[Begin ENTRIES SUPPLIED]

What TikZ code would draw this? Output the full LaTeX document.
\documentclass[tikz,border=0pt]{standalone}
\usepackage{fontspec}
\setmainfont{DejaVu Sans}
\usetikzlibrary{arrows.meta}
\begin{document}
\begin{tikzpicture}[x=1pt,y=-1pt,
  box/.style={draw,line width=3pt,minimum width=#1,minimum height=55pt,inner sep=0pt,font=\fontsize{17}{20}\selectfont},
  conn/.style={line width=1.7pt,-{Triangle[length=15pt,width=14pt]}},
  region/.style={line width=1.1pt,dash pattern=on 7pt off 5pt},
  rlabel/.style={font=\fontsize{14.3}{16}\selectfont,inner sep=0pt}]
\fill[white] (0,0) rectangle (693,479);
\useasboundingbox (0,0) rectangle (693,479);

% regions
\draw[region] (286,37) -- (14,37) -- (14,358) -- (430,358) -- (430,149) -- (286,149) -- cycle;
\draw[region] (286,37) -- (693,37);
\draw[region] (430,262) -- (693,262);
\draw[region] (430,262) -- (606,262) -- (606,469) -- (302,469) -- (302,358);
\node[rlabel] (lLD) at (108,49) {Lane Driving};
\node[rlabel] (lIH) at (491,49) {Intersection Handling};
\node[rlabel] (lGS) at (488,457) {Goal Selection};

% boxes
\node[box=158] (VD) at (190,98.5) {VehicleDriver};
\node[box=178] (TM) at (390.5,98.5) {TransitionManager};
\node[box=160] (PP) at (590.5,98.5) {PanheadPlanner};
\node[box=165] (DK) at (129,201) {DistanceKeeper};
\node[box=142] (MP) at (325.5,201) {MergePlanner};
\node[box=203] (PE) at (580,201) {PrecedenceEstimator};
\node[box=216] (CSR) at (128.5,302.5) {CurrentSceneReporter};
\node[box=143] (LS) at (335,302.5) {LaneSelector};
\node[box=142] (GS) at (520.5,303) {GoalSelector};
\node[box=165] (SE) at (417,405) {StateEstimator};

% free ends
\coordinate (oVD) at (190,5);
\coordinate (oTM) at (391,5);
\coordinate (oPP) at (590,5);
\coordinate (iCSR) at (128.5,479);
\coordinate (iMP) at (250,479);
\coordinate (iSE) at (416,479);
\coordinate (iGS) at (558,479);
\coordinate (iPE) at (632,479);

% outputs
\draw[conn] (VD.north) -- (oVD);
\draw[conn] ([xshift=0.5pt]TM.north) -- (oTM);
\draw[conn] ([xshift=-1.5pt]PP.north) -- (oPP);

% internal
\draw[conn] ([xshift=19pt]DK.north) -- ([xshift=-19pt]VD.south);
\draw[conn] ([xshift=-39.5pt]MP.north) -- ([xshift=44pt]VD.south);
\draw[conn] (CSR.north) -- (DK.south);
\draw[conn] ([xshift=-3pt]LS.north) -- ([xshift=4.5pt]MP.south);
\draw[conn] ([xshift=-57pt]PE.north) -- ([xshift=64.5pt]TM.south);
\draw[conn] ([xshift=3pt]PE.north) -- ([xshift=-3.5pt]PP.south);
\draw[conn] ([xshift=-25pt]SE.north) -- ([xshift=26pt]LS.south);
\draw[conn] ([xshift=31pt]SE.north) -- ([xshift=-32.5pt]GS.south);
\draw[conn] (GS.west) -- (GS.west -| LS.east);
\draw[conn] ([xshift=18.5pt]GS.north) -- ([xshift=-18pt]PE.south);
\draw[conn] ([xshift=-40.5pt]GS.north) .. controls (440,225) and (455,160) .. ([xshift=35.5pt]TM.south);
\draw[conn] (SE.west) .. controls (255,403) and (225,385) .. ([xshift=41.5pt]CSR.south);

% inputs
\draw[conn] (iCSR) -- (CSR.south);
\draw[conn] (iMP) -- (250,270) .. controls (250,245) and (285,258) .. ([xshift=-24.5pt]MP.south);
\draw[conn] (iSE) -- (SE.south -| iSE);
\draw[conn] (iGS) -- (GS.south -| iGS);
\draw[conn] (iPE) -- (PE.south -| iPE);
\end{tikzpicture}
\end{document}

[End ENTRIES SUPPLIED]
[Begin ENTRIES SUPPLIED]

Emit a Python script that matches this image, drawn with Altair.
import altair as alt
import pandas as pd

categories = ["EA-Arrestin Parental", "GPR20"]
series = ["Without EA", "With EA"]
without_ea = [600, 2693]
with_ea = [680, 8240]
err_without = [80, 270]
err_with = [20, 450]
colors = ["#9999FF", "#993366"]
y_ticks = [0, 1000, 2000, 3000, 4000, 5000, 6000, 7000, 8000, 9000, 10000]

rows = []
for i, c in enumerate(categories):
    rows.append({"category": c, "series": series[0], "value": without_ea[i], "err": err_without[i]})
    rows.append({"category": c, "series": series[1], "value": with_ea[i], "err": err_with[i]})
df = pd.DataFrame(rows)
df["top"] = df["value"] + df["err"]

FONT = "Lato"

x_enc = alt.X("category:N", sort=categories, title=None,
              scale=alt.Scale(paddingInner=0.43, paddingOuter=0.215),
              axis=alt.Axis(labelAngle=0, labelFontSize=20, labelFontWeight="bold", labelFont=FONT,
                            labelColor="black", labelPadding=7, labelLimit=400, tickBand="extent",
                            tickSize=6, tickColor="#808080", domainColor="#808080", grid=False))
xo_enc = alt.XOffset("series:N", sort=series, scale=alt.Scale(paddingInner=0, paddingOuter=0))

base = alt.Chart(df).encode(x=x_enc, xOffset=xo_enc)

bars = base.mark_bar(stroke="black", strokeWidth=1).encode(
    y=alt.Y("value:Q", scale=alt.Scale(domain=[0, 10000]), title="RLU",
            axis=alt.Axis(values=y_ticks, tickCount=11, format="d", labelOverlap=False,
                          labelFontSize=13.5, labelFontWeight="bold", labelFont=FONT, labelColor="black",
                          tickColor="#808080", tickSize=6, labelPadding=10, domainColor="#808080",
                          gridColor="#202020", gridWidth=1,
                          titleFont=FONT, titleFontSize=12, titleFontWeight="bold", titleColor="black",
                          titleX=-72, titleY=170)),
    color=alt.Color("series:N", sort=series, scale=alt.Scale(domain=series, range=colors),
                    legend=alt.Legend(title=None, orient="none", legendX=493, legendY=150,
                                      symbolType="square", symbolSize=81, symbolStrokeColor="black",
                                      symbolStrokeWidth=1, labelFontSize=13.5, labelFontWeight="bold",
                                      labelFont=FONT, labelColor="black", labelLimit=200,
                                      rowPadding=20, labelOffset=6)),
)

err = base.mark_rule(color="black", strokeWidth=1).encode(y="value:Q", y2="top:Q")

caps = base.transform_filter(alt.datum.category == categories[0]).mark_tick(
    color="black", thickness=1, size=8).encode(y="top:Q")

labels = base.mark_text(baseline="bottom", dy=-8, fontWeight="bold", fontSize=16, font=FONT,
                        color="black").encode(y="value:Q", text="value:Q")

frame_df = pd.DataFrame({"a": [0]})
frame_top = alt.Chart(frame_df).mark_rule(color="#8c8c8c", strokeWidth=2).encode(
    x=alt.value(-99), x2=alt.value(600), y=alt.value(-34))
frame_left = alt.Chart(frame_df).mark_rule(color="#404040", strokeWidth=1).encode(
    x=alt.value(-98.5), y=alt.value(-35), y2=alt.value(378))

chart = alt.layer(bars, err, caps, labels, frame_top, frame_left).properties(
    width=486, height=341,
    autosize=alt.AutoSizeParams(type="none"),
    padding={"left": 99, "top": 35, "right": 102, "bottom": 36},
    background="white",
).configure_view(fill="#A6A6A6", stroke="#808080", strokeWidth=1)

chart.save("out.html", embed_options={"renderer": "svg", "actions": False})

[End ENTRIES SUPPLIED]

WHAT NEEDS TO BE DONE: Each line from the one holding "What TikZ code" to the one holding "(iPE) at (632,479);", those two included, is to be transcribed exactly, and no other line.

RIGHT ANSWER:
What TikZ code would draw this? Output the full LaTeX document.
\documentclass[tikz,border=0pt]{standalone}
\usepackage{fontspec}
\setmainfont{DejaVu Sans}
\usetikzlibrary{arrows.meta}
\begin{document}
\begin{tikzpicture}[x=1pt,y=-1pt,
  box/.style={draw,line width=3pt,minimum width=#1,minimum height=55pt,inner sep=0pt,font=\fontsize{17}{20}\selectfont},
  conn/.style={line width=1.7pt,-{Triangle[length=15pt,width=14pt]}},
  region/.style={line width=1.1pt,dash pattern=on 7pt off 5pt},
  rlabel/.style={font=\fontsize{14.3}{16}\selectfont,inner sep=0pt}]
\fill[white] (0,0) rectangle (693,479);
\useasboundingbox (0,0) rectangle (693,479);

% regions
\draw[region] (286,37) -- (14,37) -- (14,358) -- (430,358) -- (430,149) -- (286,149) -- cycle;
\draw[region] (286,37) -- (693,37);
\draw[region] (430,262) -- (693,262);
\draw[region] (430,262) -- (606,262) -- (606,469) -- (302,469) -- (302,358);
\node[rlabel] (lLD) at (108,49) {Lane Driving};
\node[rlabel] (lIH) at (491,49) {Intersection Handling};
\node[rlabel] (lGS) at (488,457) {Goal Selection};

% boxes
\node[box=158] (VD) at (190,98.5) {VehicleDriver};
\node[box=178] (TM) at (390.5,98.5) {TransitionManager};
\node[box=160] (PP) at (590.5,98.5) {PanheadPlanner};
\node[box=165] (DK) at (129,201) {DistanceKeeper};
\node[box=142] (MP) at (325.5,201) {MergePlanner};
\node[box=203] (PE) at (580,201) {PrecedenceEstimator};
\node[box=216] (CSR) at (128.5,302.5) {CurrentSceneReporter};
\node[box=143] (LS) at (335,302.5) {LaneSelector};
\node[box=142] (GS) at (520.5,303) {GoalSelector};
\node[box=165] (SE) at (417,405) {StateEstimator};

% free ends
\coordinate (oVD) at (190,5);
\coordinate (oTM) at (391,5);
\coordinate (oPP) at (590,5);
\coordinate (iCSR) at (128.5,479);
\coordinate (iMP) at (250,479);
\coordinate (iSE) at (416,479);
\coordinate (iGS) at (558,479);
\coordinate (iPE) at (632,479);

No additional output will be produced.